Goodman Ace - Goodbye, Goody

Goodbye, Goody

Goodman Ace died eight years after his wife, in their New York City home in March 1982; the couple are interred together in a suburb of their native Kansas City. "Mr. Ace", wrote The New York Times's obituarist, David Bird, "liked to scoff at ratings. He said that neither the writer nor a star alone could make or break a comedy show. It took, he said, a good time spot and teamwork. 'The whole thing has to be a kind of partnership—a marriage between writer and performer,' he explained, 'If there is no marriage—well you know what the brainchild has to be'."

The author of CBS: Reflections in a Bloodshot Eye, Robert Metz, recalled that, once, a relative of Ace's had wired him to say, "Send me $10,000 or I'll jump from the fourteenth floor of my building", and Ace was said to have wired back, "Jump from seven—I'll send $5,000." Whether or not this was a true story or an Ace gag, it was understatedly madcap enough that it could have been true.

When CBS fired Ace as the head of its "comedy workshop" in the late 1940s, according to Time, a sympathetic network vice president told him afterward, "I'll tell you a secret—we haven't got a man who understands comedy." Ace wryly replied, "I'll tell you a secret—that's no secret."

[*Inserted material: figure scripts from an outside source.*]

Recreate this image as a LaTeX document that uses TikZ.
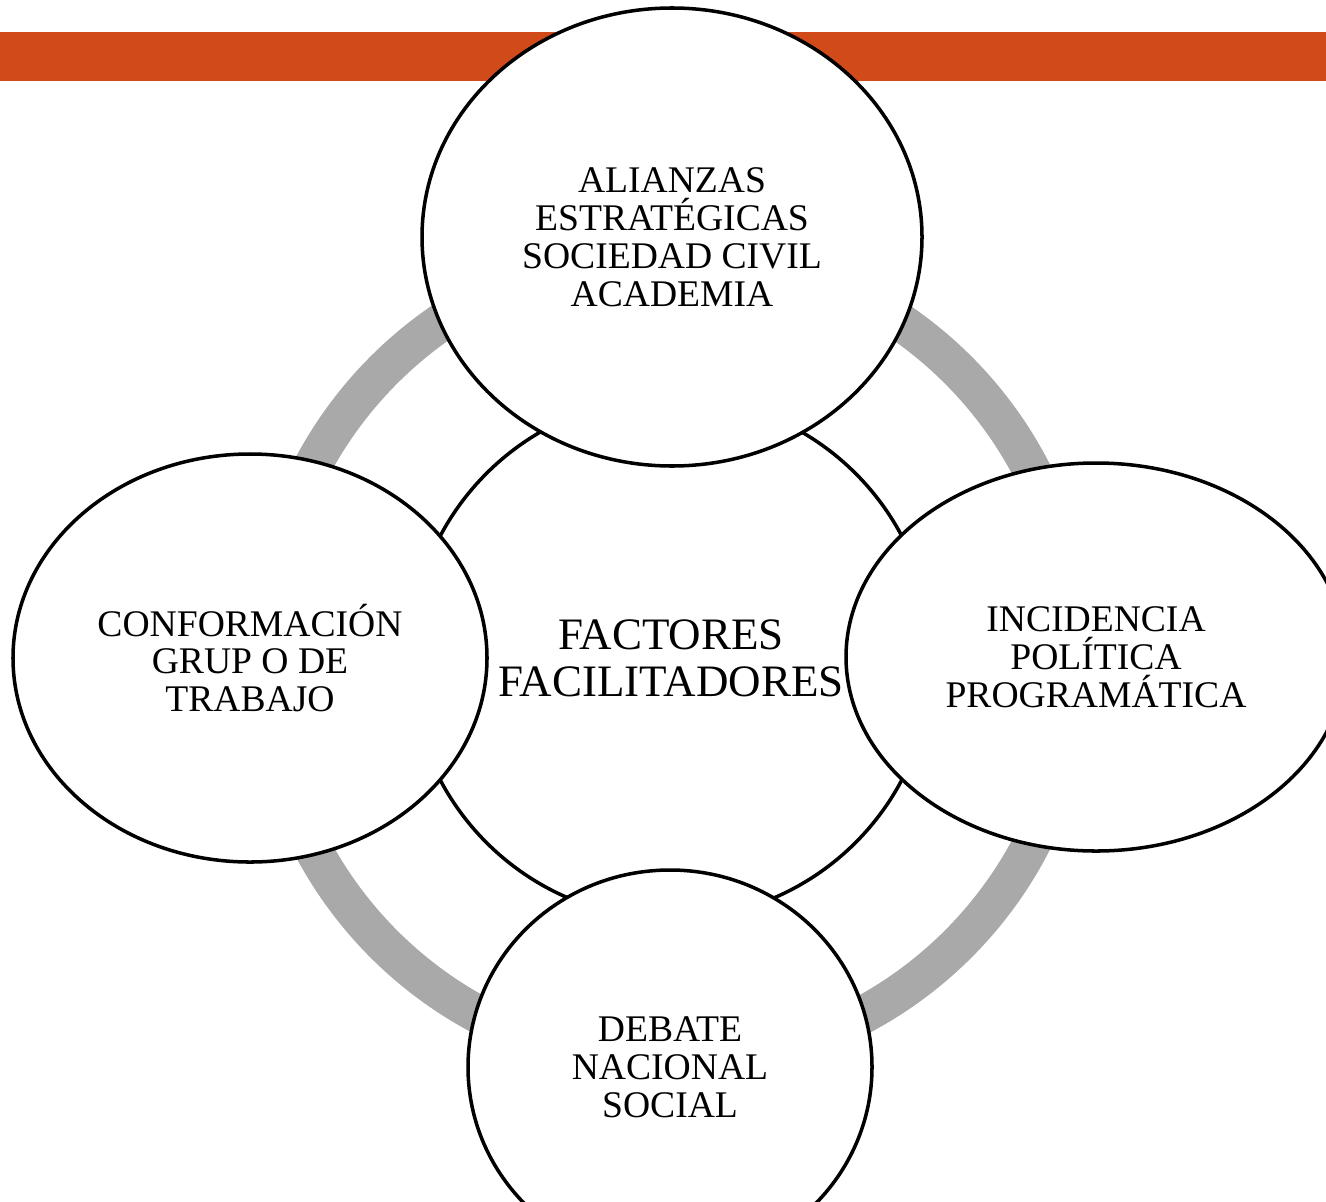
\documentclass[tikz,border=0pt]{standalone}
\usepackage{fontspec}
\setmainfont{Liberation Serif}
\usepackage{tikz}
\usetikzlibrary{shapes}
\definecolor{barorange}{RGB}{209,74,26}
\definecolor{ringgray}{RGB}{169,169,169}
\tikzset{ell/.style={ellipse,draw,fill=white,line width=1pt,inner sep=0pt,align=center,font=\fontsize{10.7}{10.8}\selectfont}}
\tikzset{hub/.style={circle,draw,fill=white,line width=1pt,minimum size=5.22cm,inner sep=0pt,align=center,font=\fontsize{12.8}{13.4}\selectfont}}

\begin{document}
\begin{tikzpicture}
    \useasboundingbox (0,0) rectangle (13.26,-12.01);
    \clip (0,0) rectangle (13.26,-12.01);
    \fill[barorange] (0,-0.32) rectangle (13.26,-0.81);
    \draw[ringgray,line width=0.38cm] (6.71,-6.57) circle (4.06cm);

    \node[hub] (c) at (6.71,-6.58) {FACTORES\\FACILITADORES};
    \node[ell,minimum width=5.00cm,minimum height=4.58cm] (t) at (6.72,-2.37) {ALIANZAS\\ESTRATÉGICAS\\SOCIEDAD CIVIL\\ACADEMIA};
    \node[ell,minimum width=4.74cm,minimum height=4.08cm] (l) at (2.50,-6.58) {CONFORMACIÓN\\GRUP O DE\\TRABAJO};
    \node[ell,minimum width=5.00cm,minimum height=3.88cm] (r) at (10.96,-6.57) {INCIDENCIA\\POLÍTICA\\PROGRAMÁTICA};
    \node[ell,minimum width=4.04cm,minimum height=3.94cm] (b) at (6.70,-10.67) {DEBATE\\NACIONAL\\SOCIAL};
\end{tikzpicture}
\end{document}
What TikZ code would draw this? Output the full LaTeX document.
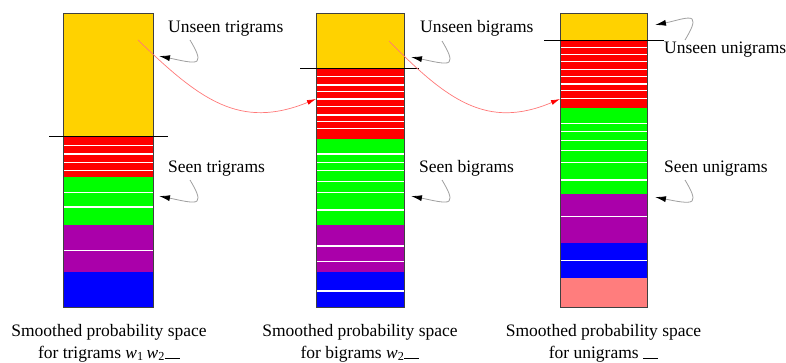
\documentclass[tikz,border=0pt]{standalone}
\usepackage{fontspec}
\setmainfont{Liberation Serif}
\usetikzlibrary{arrows.meta}
\definecolor{cyellow}{RGB}{255,210,0}
\definecolor{cred}{RGB}{255,0,0}
\definecolor{cgreen}{RGB}{0,255,0}
\definecolor{cpurple}{RGB}{170,0,170}
\definecolor{cblue}{RGB}{0,0,255}
\definecolor{csalmon}{RGB}{255,125,125}
\definecolor{cjump}{RGB}{255,120,120}
\begin{document}
\begin{tikzpicture}[x=1pt,y=-1pt,
  lbl/.style={anchor=base west,inner sep=0pt,font=\fontsize{17.5}{21}\selectfont},
  captxt/.style={anchor=north,align=center,inner sep=0pt,font=\fontsize{17.5}{22}\selectfont},
  callout/.style={draw=gray!75,line width=0.8pt,-{Latex[length=11pt,width=6pt,black]}},
  jump/.style={draw=cjump,line width=0.7pt,-{Latex[length=9pt,width=5pt,red]}},
  sepline/.style={line width=0.9pt},
  wl/.style={white,line width=1.1pt},
  colbox/.style={draw=black!75,line width=1pt}]
\useasboundingbox (0,0) rectangle (786,363);

% ---------- column 1 (trigrams)
\fill[cyellow] (63.5,14) rectangle (153,136);
\fill[cred] (63.5,136) rectangle (153,177);
\fill[cgreen] (63.5,177) rectangle (153,225);
\fill[cpurple] (63.5,225) rectangle (153,272.3);
\fill[cblue] (63.5,272.3) rectangle (153,307.3);
\foreach \y in {145.7,154,162.3,170.7,192.7,207,250.7}
  \draw[wl] (63.5,\y) -- (153,\y);
\draw[colbox] (63.5,14) rectangle (153,307.3);
\draw[sepline] (49,136) -- (168,136);

% ---------- column 2 (bigrams)
\fill[cyellow] (316,14) rectangle (404,68.3);
\fill[cred] (316,68.3) rectangle (404,139.3);
\fill[cgreen] (316,139.3) rectangle (404,225);
\fill[cpurple] (316,225) rectangle (404,272.3);
\fill[cblue] (316,272.3) rectangle (404,307.3);
\foreach \y in {76.7,85,91.7,99,106.7,115,121.7,128.3,154,162.3,170.7,181.7,192.7,210,246,261.7,291}
  \draw[wl] (316,\y) -- (404,\y);
\draw[colbox] (316,14) rectangle (404,307.3);
\draw[sepline] (300,68.3) -- (419,68.3);

% ---------- column 3 (unigrams)
\fill[cyellow] (560,14) rectangle (647.3,40);
\fill[cred] (560,40) rectangle (647.3,108.3);
\fill[cgreen] (560,108.3) rectangle (647.3,194);
\fill[cpurple] (560,194) rectangle (647.3,242.7);
\fill[cblue] (560,242.7) rectangle (647.3,278.3);
\fill[csalmon] (560,278.3) rectangle (647.3,307.3);
\foreach \y in {47.3,54.3,61.7,69.3,76.7,84,90.7,98.3,123.3,131.7,140.7,150.7,162.3,180,216.7,260.7}
  \draw[wl] (560,\y) -- (647.3,\y);
\draw[colbox] (560,14) rectangle (647.3,307.3);
\draw[sepline] (544,40) -- (664,40);

% ---------- labels
\node[lbl] (ut) at (168,33) {Unseen trigrams};
\node[lbl] (st) at (168,173) {Seen trigrams};
\node[lbl] (ub) at (420,33) {Unseen bigrams};
\node[lbl] (sb) at (419,173) {Seen bigrams};
\node[lbl] (uu) at (664,54) {Unseen unigrams};
\node[lbl] (su) at (664,173) {Seen unigrams};

% ---------- callout anchor points
\coordinate (ut-s) at (190,40);  \coordinate (ut-t) at (159,56);
\coordinate (st-s) at (190,180); \coordinate (st-t) at (159,196);
\coordinate (ub-s) at (442,41);  \coordinate (ub-t) at (411,57);
\coordinate (sb-s) at (442,180); \coordinate (sb-t) at (411,196);
\coordinate (su-s) at (685,180); \coordinate (su-t) at (655,197);
\coordinate (uu-s) at (685,40);  \coordinate (uu-t) at (655,25);

\foreach \n in {ut,st,ub,sb,su}
  \draw[callout] (\n-s) .. controls +(6,10) and +(3,-3) .. ++(7,21)
                        .. controls +(-3,3) and +(20,4) .. (\n-t);
\draw[callout] (uu-s) .. controls +(6,-10) and +(3,3) .. ++(7,-21)
                      .. controls +(-3,-3) and +(20,-4) .. (uu-t);

% ---------- red jump connectors
\coordinate (j1-s) at (138,40);  \coordinate (j1-t) at (316,99);
\coordinate (j2-s) at (389,41);  \coordinate (j2-t) at (560,99);
\draw[jump] (j1-s) .. controls (200,100) and (240,130) .. (j1-t);
\draw[jump] (j2-s) .. controls (447,100) and (487,130) .. (j2-t);

% ---------- captions
\node[captxt] (c1) at (109,324) {Smoothed probability space\\for trigrams \textit{w}\textsubscript{1}\,\textit{w}\textsubscript{2}\rule{15pt}{0.8pt}};
\node[captxt] (c2) at (360,324) {Smoothed probability space\\for bigrams \textit{w}\textsubscript{2}\rule{15pt}{0.8pt}};
\node[captxt] (c3) at (603.5,324) {Smoothed probability space\\for unigrams \rule{15pt}{0.8pt}};
\end{tikzpicture}
\end{document}
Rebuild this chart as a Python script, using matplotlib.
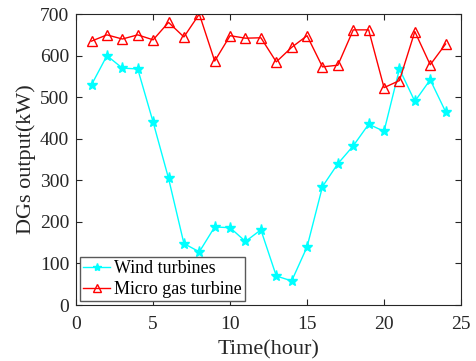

Ace himself offered his own best epitaph when Saturday Review ran a poll asking well-known Americans to nominate members of a contemporary Hall of Fame. "I respectfully suggest the name of Goodman Ace...if he's still around", Ace replied. "If he isn't, I wouldn't dig him up just for this." The National Radio Hall of Fame respectfully ignored that suggestion, inducting Easy Aces in 1990.